As hard as it is for their fans to digest after 12 straight seasons without a playoff appearance, they needed to take yet another step back to have any chance of going forward. 


That means a rookie coach with no battle scars developing the young talent which has always been in abundance at the club, it’s just that they’ve rarely been able to keep the likes of James Tedesco, Mitchell Moses and Aaron Woods when they were entering their prime. 

Or they undervalued prospects like Josh Addo-Carr, Ryan Papenhuyzen, Jeremy Marshall-King and Tevita Tatola who kicked in elsewhere. 

The members of the boardroom who lived by the backstabbing sword have been removed with one swift blow so the club now has a chance to have stable foundations so Marshall does not continually look over his shoulder. 

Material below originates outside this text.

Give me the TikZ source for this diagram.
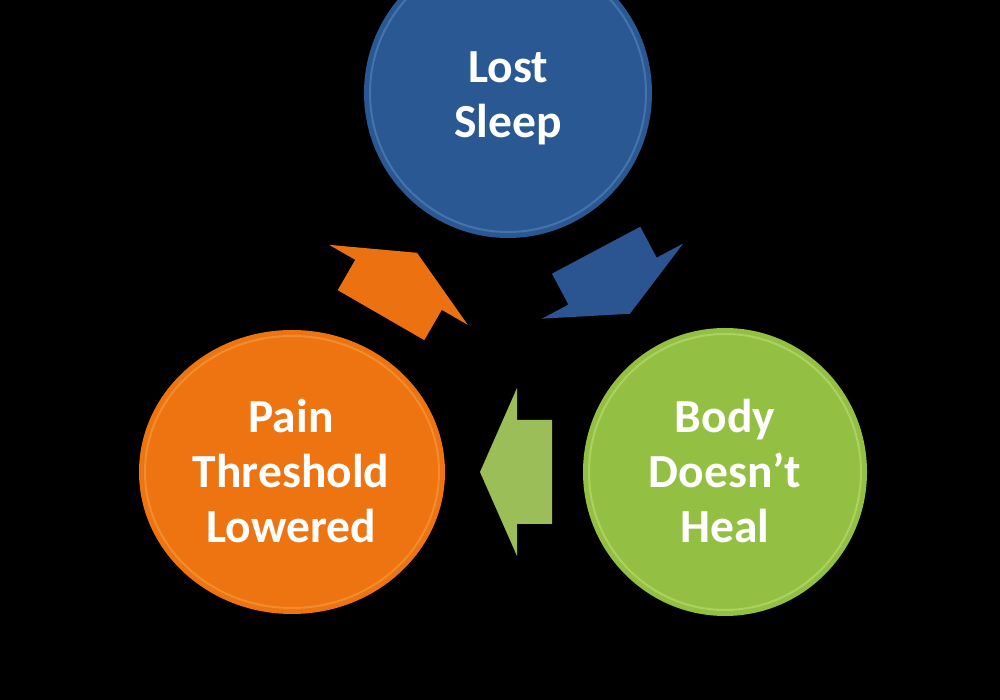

Their roster is improving. There are fewer players in the side now who are on the downhill slide of their career and with Jarome Luai on the way next year, he will be another experienced hand to take the load off Jahream Bula and whichever young playmaker emerges from the pack. 

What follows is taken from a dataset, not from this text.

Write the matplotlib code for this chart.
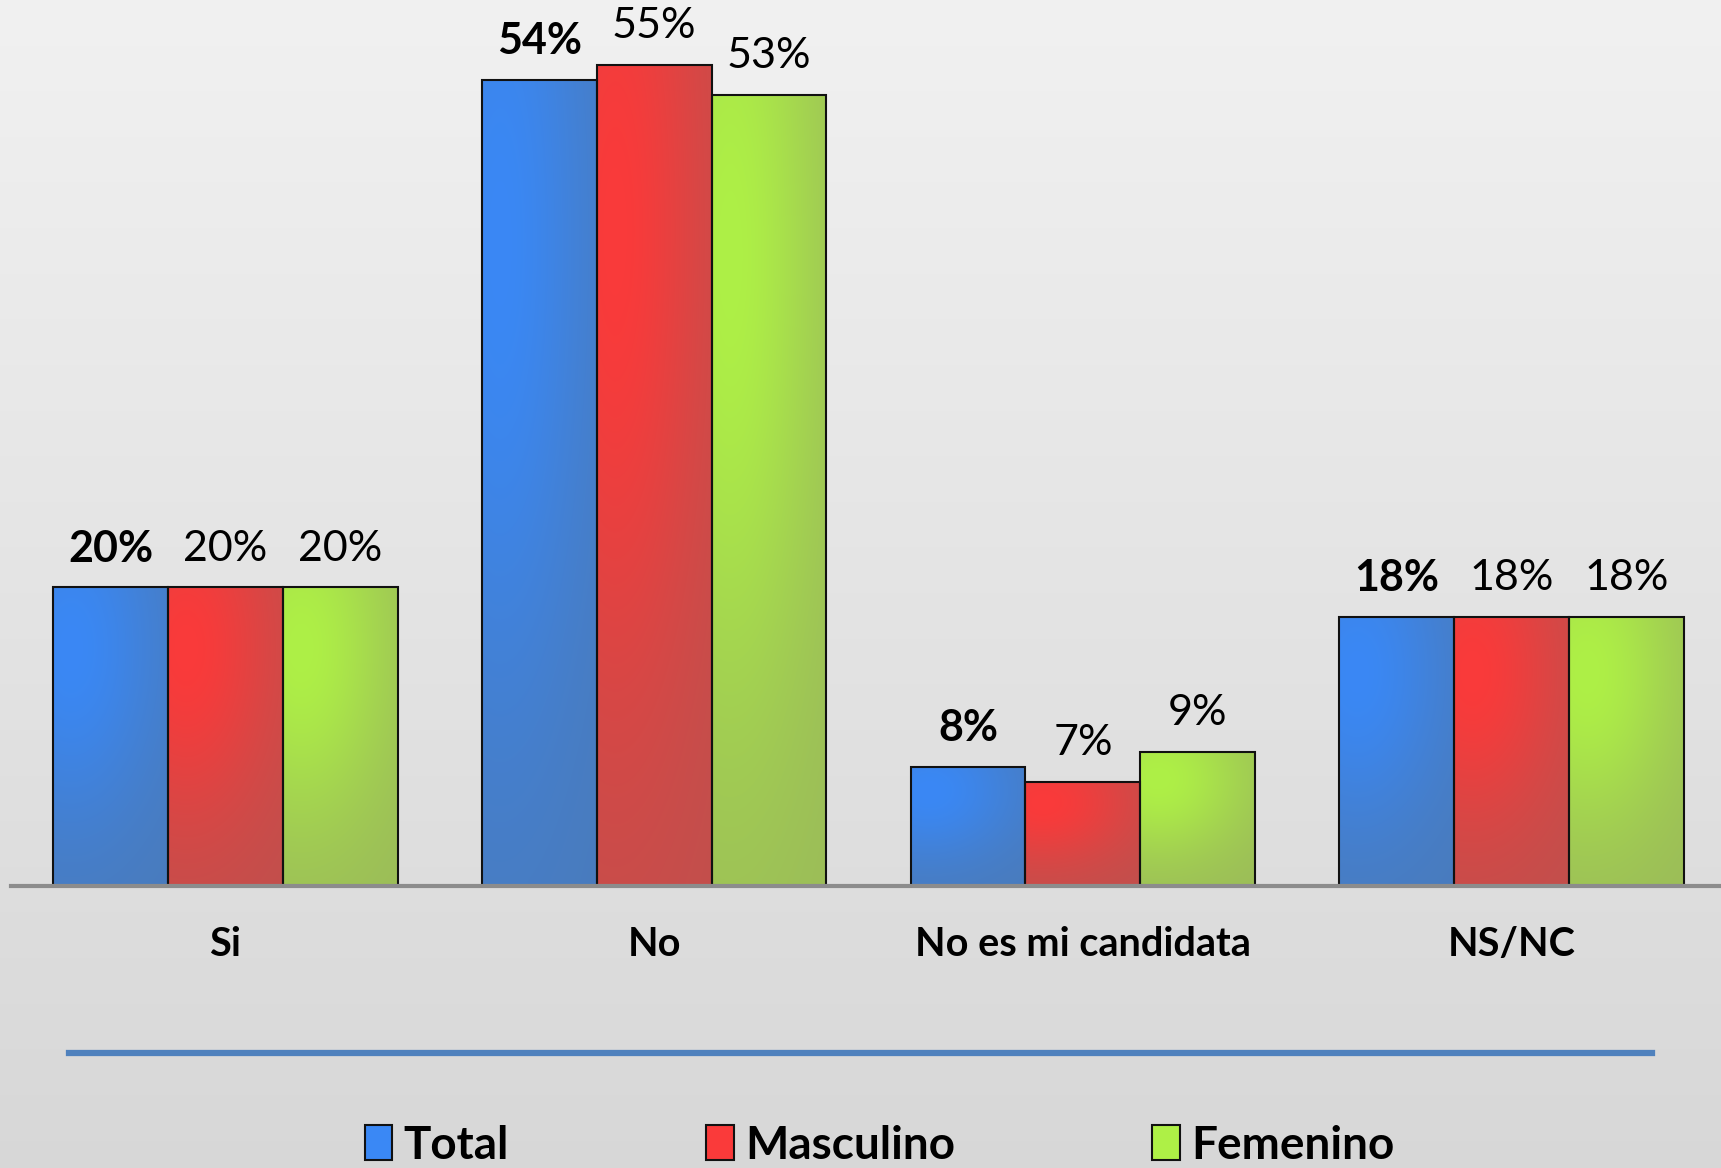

Veteran halfback Aidan Sezer is the psuedo Luai this season as Marshall works out whether Lachlan Galvin, Bud Sullivan or Latu Fainu stands out as the best option to partner the Panthers playmaker long term. 

Sullivan flunked his opening audition last weekend in Canberra and has paid the price by being demoted to the bench on Saturday at Leichhardt against Cronulla. 


Galvin has the jump on Fainu for now but the former Manly junior star may have the highest ceiling of the three with many good judges predicting he can be a difference maker. 

One of those judges was Scott Fulton, the club’s former recruitment chief who was parachuted into the role without the knowledge of Sheens or Marshall early last season by the bumbling executives who are also no longer pulling the strings. 

Fulton’s desire to throw a hefty contract at Josh Schuster last year is not looking great in hindsight due to his ongoing fitness struggles and Marshall was right to say they didn’t need him. 

Schuster failed as a five-eighth when given the chance last year and the Tigers don’t need to soak up more of their salary cap on high-priced second-rowers given that is one of the few positions where they are well stocked with John Bateman and Isaiah Papali’i prowling on the edges. 

They are much better off giving Galvin, Sullivan and Fainu a shot at cementing an NRL spot in the No.6 jersey just like Sheens did with some Kiwi kid from Keebra Park High School more than two decades ago.